The corruption of proper rule in Israel is the occasion the elders use for gathering together to Samuel to voice their own opinion as to what should be done about it. Since Samuel was old and his sons did not walk in his ways, the one alternative they saw was to have a king over them. They did not consider the obvious question: would a king be any more satisfactory than a judge? Their one argument was that other nations were ruled by kings: why not they? The people of God too frequently descend to this level. Instead of depending fully upon the leading and grace of God, they observe what others are doing; they see some apparent surface results, and decide on the basis of outward appearances what course of action to take. This is not faith.

Samuel was rightly displeased, yet it did not seem to have occurred to him to remove his sons from their position as judges and seek God's guidance as to finding others who were honorable men. However, he did pray to the Lord about the matter. No doubt things had already gone too far, and God Himself does not suggest any alternative, but tells Samuel to listen to the people's demand. For He adds that they had not merely rejected Samuel, but had rejected the Lord from reigning over them. This was consistent with their character from the time the Lord brought them out of Egypt. Over and over again they had left the Lord in order to serve idols. Now the same spirit was moving them.

God allows this, therefore, not merely as a concession to Israel's folly, but in order that they might learn by painful experience the results of that folly. Later God tells Israel, "I gave thee a king in mine anger, and took him away in my wrath" (Hosea 13:11). Though Saul's beginning as king seemed rather favorable, his end was pathetically sad.

Yet behind the scenes we can surely see the wisdom of God working for good It is right that Israel should have a king, but only one King has any title to this place, the One who came once and was rejected, but who will come again in power and glory and assert His right to the throne. Saul provides a dark background by which the glory of the true King is made to shine the more brightly by contrast. Saul is an example of mere man in the flesh wanting and clinging to the place of authority and rule of which he is incapable, and must be put out of it. David, who replaced him, is a type of Christ, a refreshing character insofar as he does represent Him, but whose personal failure emphasizes the fact that Christ alone is fitted to be King.

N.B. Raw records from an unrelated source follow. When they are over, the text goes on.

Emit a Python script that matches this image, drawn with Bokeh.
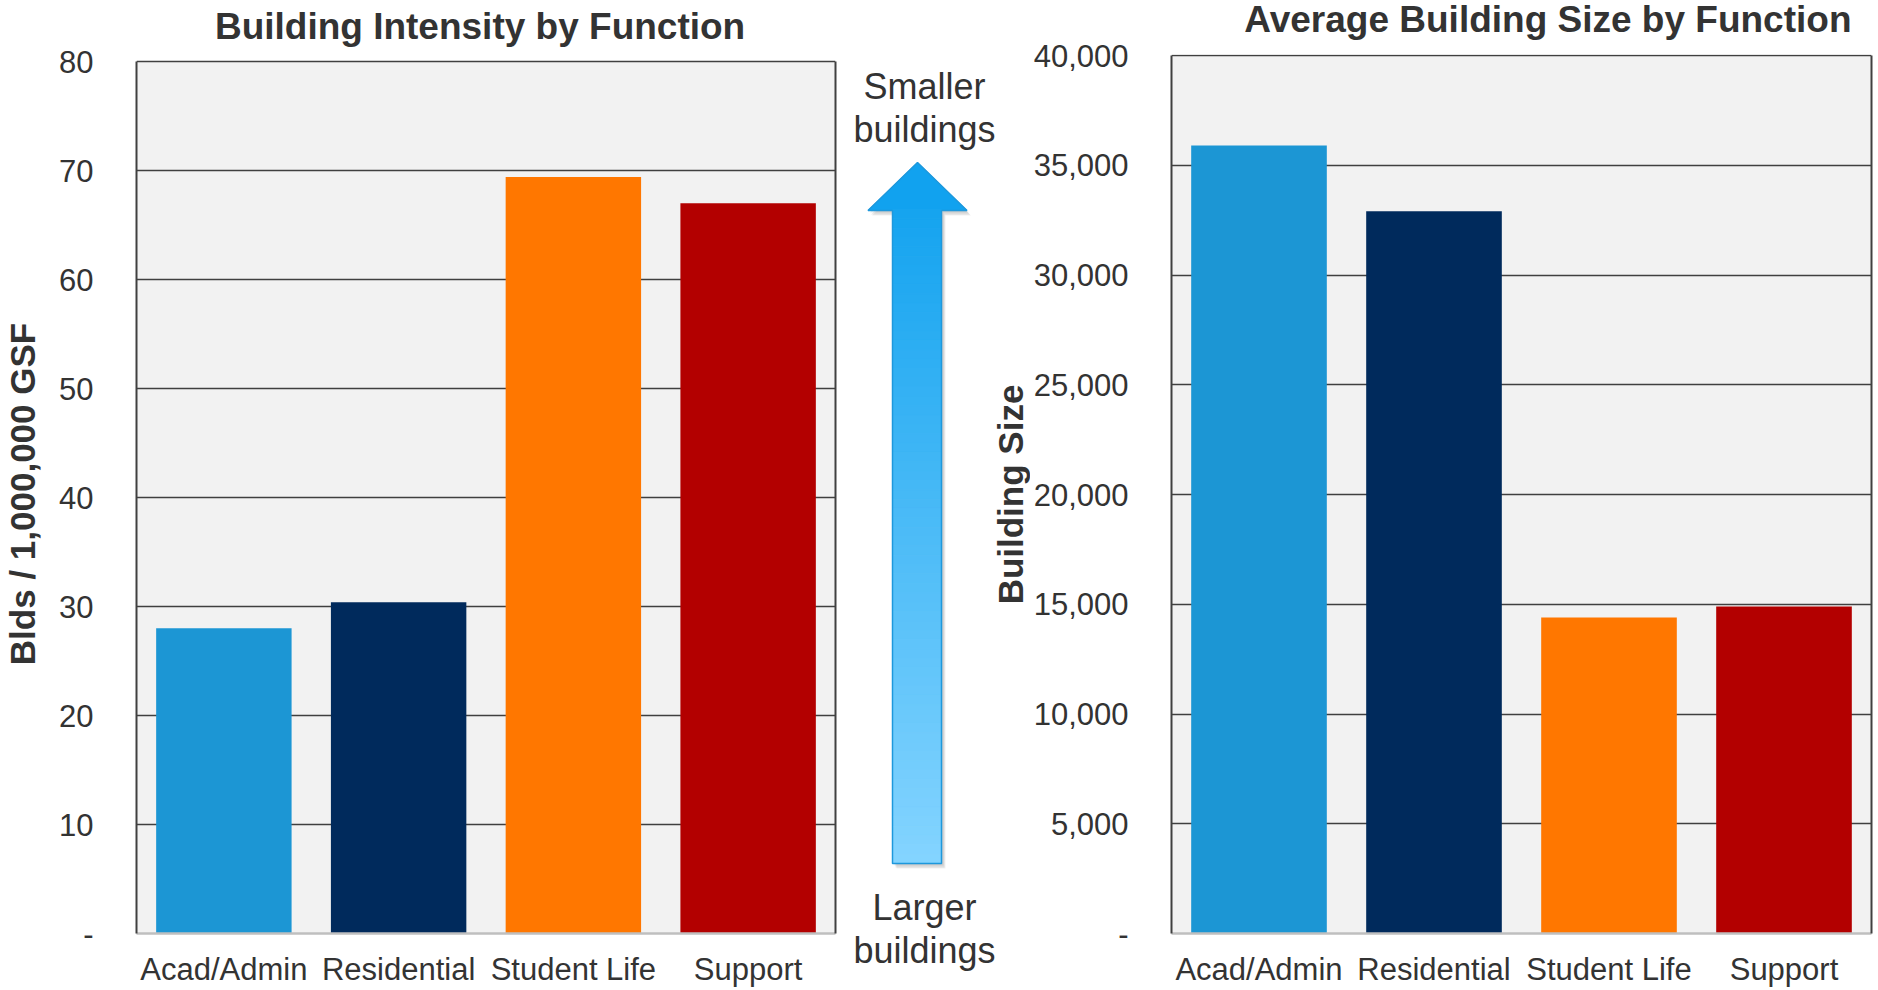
import math

from bokeh.plotting import figure
from bokeh.layouts import row
from bokeh.models import (BoxAnnotation, ColumnDataSource, FixedTicker,
                          LinearAxis, NumeralTickFormatter, Range1d)
from bokeh.core.properties import value
from bokeh.embed import file_html
from bokeh.resources import INLINE

# ---- data -----------------------------------------------------------------
categories = ["Acad/Admin", "Residential", "Student Life", "Support"]
bar_colors = ["#1C96D4", "#002A5C", "#FF7700", "#B30000"]

# buildings per 1,000,000 GSF
intensity = [28.0, 30.4, 69.4, 67.0]
intensity_ticks = [0, 10, 20, 30, 40, 50, 60, 70, 80]

# average gross square feet per building
avg_size = [35900, 32900, 14400, 14900]
size_ticks = [0, 5000, 10000, 15000, 20000, 25000, 30000, 35000, 40000]

# ---- styling / page geometry ---------------------------------------------
FONT = "Liberation Sans"
TEXT = "#333333"
DARK_LINE = "#404040"
BASE_LINE = "#BFBFBF"
PANEL_BG = "#F2F2F2"
BAR_WIDTH = 0.775

PAGE_H = 990
FRAME_TOP = 54          # shared top of all plot frames (px)
FRAME_BOTTOM = 933      # shared zero line (px)


def bar_panel(title, values, ticks, width, border_left, border_right,
              top_px, title_x, title_mid_px):
    """Bar chart whose top tick sits at pixel row top_px."""
    units_per_px = ticks[-1] / (FRAME_BOTTOM - top_px)
    y_end = ticks[-1] + (top_px - FRAME_TOP) * units_per_px

    src = ColumnDataSource(dict(cat=categories, val=values, color=bar_colors))
    p = figure(x_range=categories, y_range=Range1d(0, y_end),
               width=width, height=PAGE_H,
               min_border_left=border_left, min_border_right=border_right,
               min_border_top=FRAME_TOP,
               min_border_bottom=PAGE_H - FRAME_BOTTOM,
               output_backend="svg", toolbar_location=None)
    p.background_fill_color = "white"
    p.border_fill_color = "white"
    p.outline_line_color = None

    # grey plot area up to the top tick
    p.add_layout(BoxAnnotation(bottom=0, top=ticks[-1], fill_color=PANEL_BG,
                               fill_alpha=1, line_color=None, level="image"))

    p.vbar(x="cat", top="val", width=BAR_WIDTH, source=src,
           fill_color="color", line_color=None)

    p.xgrid.visible = False
    p.ygrid.ticker = FixedTicker(ticks=ticks[1:])
    p.ygrid.grid_line_color = DARK_LINE
    p.ygrid.grid_line_width = 1.6

    ya = p.yaxis[0]
    ya.ticker = FixedTicker(ticks=ticks)
    ya.bounds = (0, ticks[-1])
    ya.major_label_overrides = {0: "-"}
    ya.major_tick_line_color = None
    ya.minor_tick_line_color = None
    ya.axis_line_color = DARK_LINE
    ya.axis_line_width = 2
    ya.major_label_standoff = 37
    ya.major_label_text_font = FONT
    ya.major_label_text_font_size = "31px"
    ya.major_label_text_color = TEXT

    # plain border line on the right-hand edge of the plot area
    edge = LinearAxis(ticker=FixedTicker(ticks=[]), bounds=(0, ticks[-1]),
                      axis_line_color=DARK_LINE, axis_line_width=2,
                      major_tick_line_color=None, minor_tick_line_color=None,
                      major_label_standoff=0, major_label_text_font_size="0px")
    p.add_layout(edge, "right")

    xa = p.xaxis[0]
    xa.major_tick_line_color = None
    xa.axis_line_color = BASE_LINE
    xa.axis_line_width = 2.5
    xa.major_label_standoff = 12
    xa.major_label_text_font = FONT
    xa.major_label_text_font_size = "31px"
    xa.major_label_text_color = TEXT

    t = p.text(x=[title_x], y=[(FRAME_BOTTOM - title_mid_px) * units_per_px],
               text=[title], text_font=value(FONT), text_font_size="37px",
               text_font_style="bold", text_color=TEXT,
               text_align="center", text_baseline="middle")
    t.level = "overlay"
    return p


left = bar_panel("Building Intensity by Function", intensity, intensity_ticks,
                 width=837, border_left=134, border_right=2, top_px=61,
                 title_x=1.966, title_mid_px=25.5)
ly = left.yaxis[0]
ly.axis_label = "Blds / 1,000,000 GSF"
ly.axis_label_standoff = 14
ly.axis_label_text_font = FONT
ly.axis_label_text_font_size = "35px"
ly.axis_label_text_font_style = "bold"
ly.axis_label_text_color = TEXT

right = bar_panel("Average Building Size by Function", avg_size, size_ticks,
                  width=848, border_left=138, border_right=7, top_px=55,
                  title_x=2.151, title_mid_px=19)
right.yaxis[0].formatter = NumeralTickFormatter(format="0,0")

# ---- middle strip: direction arrow and the right-hand axis title -----------
# data units in this strip are page pixels (x from the strip's left edge,
# y as the page row)
MID_W = 193
mid = figure(width=MID_W, height=PAGE_H, x_range=Range1d(0, MID_W),
             y_range=Range1d(FRAME_BOTTOM, FRAME_TOP),
             x_axis_type=None, y_axis_type=None,
             min_border_left=0, min_border_right=0,
             min_border_top=FRAME_TOP, min_border_bottom=PAGE_H - FRAME_BOTTOM,
             output_backend="svg", toolbar_location=None)
mid.outline_line_color = None
mid.background_fill_color = "white"
mid.border_fill_color = "white"
mid.grid.visible = False

TIP_X, TIP_Y = 80, 162
HEAD_L, HEAD_R, HEAD_BASE = 30.5, 129.5, 210
SHAFT_L, SHAFT_R, SHAFT_BOTTOM = 55, 104, 863
arrow_xs = [TIP_X, HEAD_R, SHAFT_R, SHAFT_R, SHAFT_L, SHAFT_L, HEAD_L]
arrow_ys = [TIP_Y, HEAD_BASE, HEAD_BASE, SHAFT_BOTTOM, SHAFT_BOTTOM,
            HEAD_BASE, HEAD_BASE]

# soft drop shadow
for dx, dy, a in [(4, 5, 0.06), (3, 4, 0.08), (2, 2, 0.08)]:
    mid.patch([x + dx for x in arrow_xs], [y + dy for y in arrow_ys],
              fill_color="black", fill_alpha=a, line_color=None)

TOP_RGB = (0x0D, 0xA0, 0xEE)
BOTTOM_RGB = (0x84, 0xD4, 0xFF)


def shade(t):
    r, g, b = (round(a + (b_ - a) * t) for a, b_ in zip(TOP_RGB, BOTTOM_RGB))
    return f"#{r:02x}{g:02x}{b:02x}"


# head (solid) and shaft (vertical gradient built from thin bands)
mid.patch([TIP_X, HEAD_R, HEAD_L], [TIP_Y, HEAD_BASE, HEAD_BASE],
          fill_color=shade(0.03), line_color=shade(0.03), line_width=1)
N = 70
span = SHAFT_BOTTOM - TIP_Y
band_top, band_bottom, band_color = [], [], []
for i in range(N):
    y0 = HEAD_BASE - 1 + (SHAFT_BOTTOM - HEAD_BASE + 1) * i / N
    y1 = HEAD_BASE - 1 + (SHAFT_BOTTOM - HEAD_BASE + 1) * (i + 1) / N
    band_top.append(y0)
    band_bottom.append(y1)
    band_color.append(shade(((y0 + y1) / 2 - TIP_Y) / span))
mid.quad(left=SHAFT_L, right=SHAFT_R, top=band_top, bottom=band_bottom,
         fill_color=band_color, line_color=band_color, line_width=1)
mid.patch(arrow_xs, arrow_ys, fill_color=None, line_color="#1E98DC",
          line_width=1.5)

notes = mid.text(x=[87, 87, 87, 87], y=[86, 129, 907, 950],
                 text=["Smaller", "buildings", "Larger", "buildings"],
                 text_font=value(FONT), text_font_size="36px",
                 text_color=TEXT, text_align="center",
                 text_baseline="middle")
notes.level = "overlay"

mid.text(x=[172.5], y=[494], text=["Building Size"], angle=math.pi / 2,
         text_font=value(FONT), text_font_size="35px",
         text_font_style="bold", text_color=TEXT,
         text_align="center", text_baseline="middle")

layout = row(left, mid, right)
open("out.html", "w").write(file_html(layout, INLINE))
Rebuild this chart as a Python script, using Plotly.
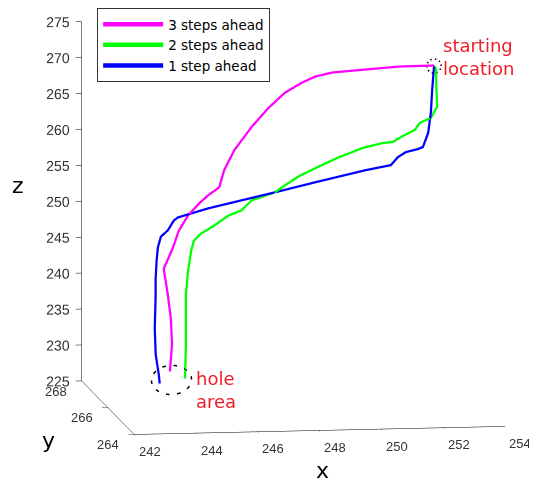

God, knowing well the sad future for Israel, instructs Samuel to warn them solemnly as to what they must expect if they are given the king they desire. Samuel, a true prophet faithful to his Lord, tells all the words of the Lord to the people. Their king would take their sons for his own servants, to be chariot drivers and horsemen, to be trained for army service, both officers and privates, to make instruments of war, etc. He would take their daughters also for every kind of female service. He would, as he pleased, appropriate their fields, olive yards and vineyards for his own servants. The best of their servants he would take for his work, and their animals. If people want such government, they must pay the costs. Of course it will be easily argued that all these things are necessary taxes, whether the people like it or not. But the Lord warns them they will not like it, and would eventually cry out for relief, but could not expect the Lord to give it. They would have to learn deeply the results of their own wilfulness.

The solemn warning falls on deaf ears. The most considerate wise reasoning is lost on those who are determined to have their own way. They have no answer for the warning, but reply to Samuel, "No; but we will have a king over us," because, first, they want to be like the nations, Just as many Christians today want to be like the world; and secondly, they expect a king to fight their battles for them. In both of these things they lose sight of God. How can they represent God before the nations if they choose to be like the nations? this would effectively take away any real testimony to a difference that God had made because of His love for them. Also, in the past, who was it who fought their battles for them at those times when they gained victories? SeeExodus 14:13-14; Exodus 14:13-14.